--- Start SOURCE DATA ---
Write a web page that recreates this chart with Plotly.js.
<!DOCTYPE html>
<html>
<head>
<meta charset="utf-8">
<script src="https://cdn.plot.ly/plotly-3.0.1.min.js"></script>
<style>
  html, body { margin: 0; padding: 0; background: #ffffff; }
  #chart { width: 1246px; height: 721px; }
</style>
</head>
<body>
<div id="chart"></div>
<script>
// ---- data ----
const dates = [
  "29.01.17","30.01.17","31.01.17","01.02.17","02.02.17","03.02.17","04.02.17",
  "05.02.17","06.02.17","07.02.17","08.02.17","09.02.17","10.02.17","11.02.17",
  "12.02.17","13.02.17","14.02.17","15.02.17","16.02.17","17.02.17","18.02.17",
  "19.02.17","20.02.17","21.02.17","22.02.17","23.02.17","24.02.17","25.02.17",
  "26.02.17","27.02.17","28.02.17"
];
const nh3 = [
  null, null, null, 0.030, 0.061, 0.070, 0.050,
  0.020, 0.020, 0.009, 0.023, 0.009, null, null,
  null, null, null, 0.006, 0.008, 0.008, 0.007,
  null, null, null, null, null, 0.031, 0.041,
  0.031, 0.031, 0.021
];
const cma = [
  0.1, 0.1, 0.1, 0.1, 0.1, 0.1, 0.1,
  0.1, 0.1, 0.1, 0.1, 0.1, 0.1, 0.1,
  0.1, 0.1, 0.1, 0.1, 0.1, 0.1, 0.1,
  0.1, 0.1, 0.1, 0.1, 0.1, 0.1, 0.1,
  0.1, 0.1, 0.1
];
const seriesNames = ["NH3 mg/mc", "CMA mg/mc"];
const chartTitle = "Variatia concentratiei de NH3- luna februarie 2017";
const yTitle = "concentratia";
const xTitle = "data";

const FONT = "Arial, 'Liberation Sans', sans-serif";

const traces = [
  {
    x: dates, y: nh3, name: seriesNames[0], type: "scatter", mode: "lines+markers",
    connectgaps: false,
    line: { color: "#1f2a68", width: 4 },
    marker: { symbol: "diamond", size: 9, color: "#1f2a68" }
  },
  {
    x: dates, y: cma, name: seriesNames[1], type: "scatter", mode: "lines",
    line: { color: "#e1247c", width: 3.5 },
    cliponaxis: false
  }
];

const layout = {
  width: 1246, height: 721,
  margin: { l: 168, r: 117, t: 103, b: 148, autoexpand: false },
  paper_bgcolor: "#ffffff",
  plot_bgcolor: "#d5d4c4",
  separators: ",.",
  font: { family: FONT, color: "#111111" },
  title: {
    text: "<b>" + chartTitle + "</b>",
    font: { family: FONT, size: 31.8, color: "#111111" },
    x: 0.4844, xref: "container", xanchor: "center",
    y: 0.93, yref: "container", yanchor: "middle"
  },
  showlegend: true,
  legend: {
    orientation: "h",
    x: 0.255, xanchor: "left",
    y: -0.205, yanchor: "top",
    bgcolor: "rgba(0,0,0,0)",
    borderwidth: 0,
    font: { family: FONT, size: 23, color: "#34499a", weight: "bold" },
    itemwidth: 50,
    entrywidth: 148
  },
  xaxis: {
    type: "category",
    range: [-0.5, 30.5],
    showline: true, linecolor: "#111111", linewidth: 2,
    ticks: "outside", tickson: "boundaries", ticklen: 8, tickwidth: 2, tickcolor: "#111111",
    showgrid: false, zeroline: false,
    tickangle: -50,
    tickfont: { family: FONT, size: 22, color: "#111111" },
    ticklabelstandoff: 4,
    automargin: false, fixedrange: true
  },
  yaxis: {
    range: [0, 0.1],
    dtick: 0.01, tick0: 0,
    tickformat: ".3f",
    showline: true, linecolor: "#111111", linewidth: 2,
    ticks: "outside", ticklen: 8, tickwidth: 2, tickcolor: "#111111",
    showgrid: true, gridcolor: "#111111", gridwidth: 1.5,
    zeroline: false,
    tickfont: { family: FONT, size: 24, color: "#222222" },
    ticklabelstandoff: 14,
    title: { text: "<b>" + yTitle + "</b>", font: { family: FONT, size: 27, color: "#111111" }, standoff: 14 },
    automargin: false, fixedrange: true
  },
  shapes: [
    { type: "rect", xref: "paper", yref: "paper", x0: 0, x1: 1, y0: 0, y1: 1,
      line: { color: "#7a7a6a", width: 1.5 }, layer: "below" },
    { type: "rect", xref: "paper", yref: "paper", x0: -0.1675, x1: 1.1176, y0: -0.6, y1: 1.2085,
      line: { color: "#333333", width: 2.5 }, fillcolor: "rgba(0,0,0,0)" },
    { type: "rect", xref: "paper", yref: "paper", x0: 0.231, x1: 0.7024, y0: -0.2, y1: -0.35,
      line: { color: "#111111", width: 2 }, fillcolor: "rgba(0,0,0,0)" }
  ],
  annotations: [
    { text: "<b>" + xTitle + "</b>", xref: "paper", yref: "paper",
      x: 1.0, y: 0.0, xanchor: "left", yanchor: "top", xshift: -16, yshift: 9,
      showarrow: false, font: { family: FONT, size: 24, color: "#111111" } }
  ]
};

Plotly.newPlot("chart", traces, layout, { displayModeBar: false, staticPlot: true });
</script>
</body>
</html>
--- End SOURCE DATA ---
PROBLEM DESCRIPTION: Retype the listing exactly, in full.

CORRECT ANSWER:
Write a web page that recreates this chart with Plotly.js.
<!DOCTYPE html>
<html>
<head>
<meta charset="utf-8">
<script src="https://cdn.plot.ly/plotly-3.0.1.min.js"></script>
<style>
  html, body { margin: 0; padding: 0; background: #ffffff; }
  #chart { width: 1246px; height: 721px; }
</style>
</head>
<body>
<div id="chart"></div>
<script>
// ---- data ----
const dates = [
  "29.01.17","30.01.17","31.01.17","01.02.17","02.02.17","03.02.17","04.02.17",
  "05.02.17","06.02.17","07.02.17","08.02.17","09.02.17","10.02.17","11.02.17",
  "12.02.17","13.02.17","14.02.17","15.02.17","16.02.17","17.02.17","18.02.17",
  "19.02.17","20.02.17","21.02.17","22.02.17","23.02.17","24.02.17","25.02.17",
  "26.02.17","27.02.17","28.02.17"
];
const nh3 = [
  null, null, null, 0.030, 0.061, 0.070, 0.050,
  0.020, 0.020, 0.009, 0.023, 0.009, null, null,
  null, null, null, 0.006, 0.008, 0.008, 0.007,
  null, null, null, null, null, 0.031, 0.041,
  0.031, 0.031, 0.021
];
const cma = [
  0.1, 0.1, 0.1, 0.1, 0.1, 0.1, 0.1,
  0.1, 0.1, 0.1, 0.1, 0.1, 0.1, 0.1,
  0.1, 0.1, 0.1, 0.1, 0.1, 0.1, 0.1,
  0.1, 0.1, 0.1, 0.1, 0.1, 0.1, 0.1,
  0.1, 0.1, 0.1
];
const seriesNames = ["NH3 mg/mc", "CMA mg/mc"];
const chartTitle = "Variatia concentratiei de NH3- luna februarie 2017";
const yTitle = "concentratia";
const xTitle = "data";

const FONT = "Arial, 'Liberation Sans', sans-serif";

const traces = [
  {
    x: dates, y: nh3, name: seriesNames[0], type: "scatter", mode: "lines+markers",
    connectgaps: false,
    line: { color: "#1f2a68", width: 4 },
    marker: { symbol: "diamond", size: 9, color: "#1f2a68" }
  },
  {
    x: dates, y: cma, name: seriesNames[1], type: "scatter", mode: "lines",
    line: { color: "#e1247c", width: 3.5 },
    cliponaxis: false
  }
];

const layout = {
  width: 1246, height: 721,
  margin: { l: 168, r: 117, t: 103, b: 148, autoexpand: false },
  paper_bgcolor: "#ffffff",
  plot_bgcolor: "#d5d4c4",
  separators: ",.",
  font: { family: FONT, color: "#111111" },
  title: {
    text: "<b>" + chartTitle + "</b>",
    font: { family: FONT, size: 31.8, color: "#111111" },
    x: 0.4844, xref: "container", xanchor: "center",
    y: 0.93, yref: "container", yanchor: "middle"
  },
  showlegend: true,
  legend: {
    orientation: "h",
    x: 0.255, xanchor: "left",
    y: -0.205, yanchor: "top",
    bgcolor: "rgba(0,0,0,0)",
    borderwidth: 0,
    font: { family: FONT, size: 23, color: "#34499a", weight: "bold" },
    itemwidth: 50,
    entrywidth: 148
  },
  xaxis: {
    type: "category",
    range: [-0.5, 30.5],
    showline: true, linecolor: "#111111", linewidth: 2,
    ticks: "outside", tickson: "boundaries", ticklen: 8, tickwidth: 2, tickcolor: "#111111",
    showgrid: false, zeroline: false,
    tickangle: -50,
    tickfont: { family: FONT, size: 22, color: "#111111" },
    ticklabelstandoff: 4,
    automargin: false, fixedrange: true
  },
  yaxis: {
    range: [0, 0.1],
    dtick: 0.01, tick0: 0,
    tickformat: ".3f",
    showline: true, linecolor: "#111111", linewidth: 2,
    ticks: "outside", ticklen: 8, tickwidth: 2, tickcolor: "#111111",
    showgrid: true, gridcolor: "#111111", gridwidth: 1.5,
    zeroline: false,
    tickfont: { family: FONT, size: 24, color: "#222222" },
    ticklabelstandoff: 14,
    title: { text: "<b>" + yTitle + "</b>", font: { family: FONT, size: 27, color: "#111111" }, standoff: 14 },
    automargin: false, fixedrange: true
  },
  shapes: [
    { type: "rect", xref: "paper", yref: "paper", x0: 0, x1: 1, y0: 0, y1: 1,
      line: { color: "#7a7a6a", width: 1.5 }, layer: "below" },
    { type: "rect", xref: "paper", yref: "paper", x0: -0.1675, x1: 1.1176, y0: -0.6, y1: 1.2085,
      line: { color: "#333333", width: 2.5 }, fillcolor: "rgba(0,0,0,0)" },
    { type: "rect", xref: "paper", yref: "paper", x0: 0.231, x1: 0.7024, y0: -0.2, y1: -0.35,
      line: { color: "#111111", width: 2 }, fillcolor: "rgba(0,0,0,0)" }
  ],
  annotations: [
    { text: "<b>" + xTitle + "</b>", xref: "paper", yref: "paper",
      x: 1.0, y: 0.0, xanchor: "left", yanchor: "top", xshift: -16, yshift: 9,
      showarrow: false, font: { family: FONT, size: 24, color: "#111111" } }
  ]
};

Plotly.newPlot("chart", traces, layout, { displayModeBar: false, staticPlot: true });
</script>
</body>
</html>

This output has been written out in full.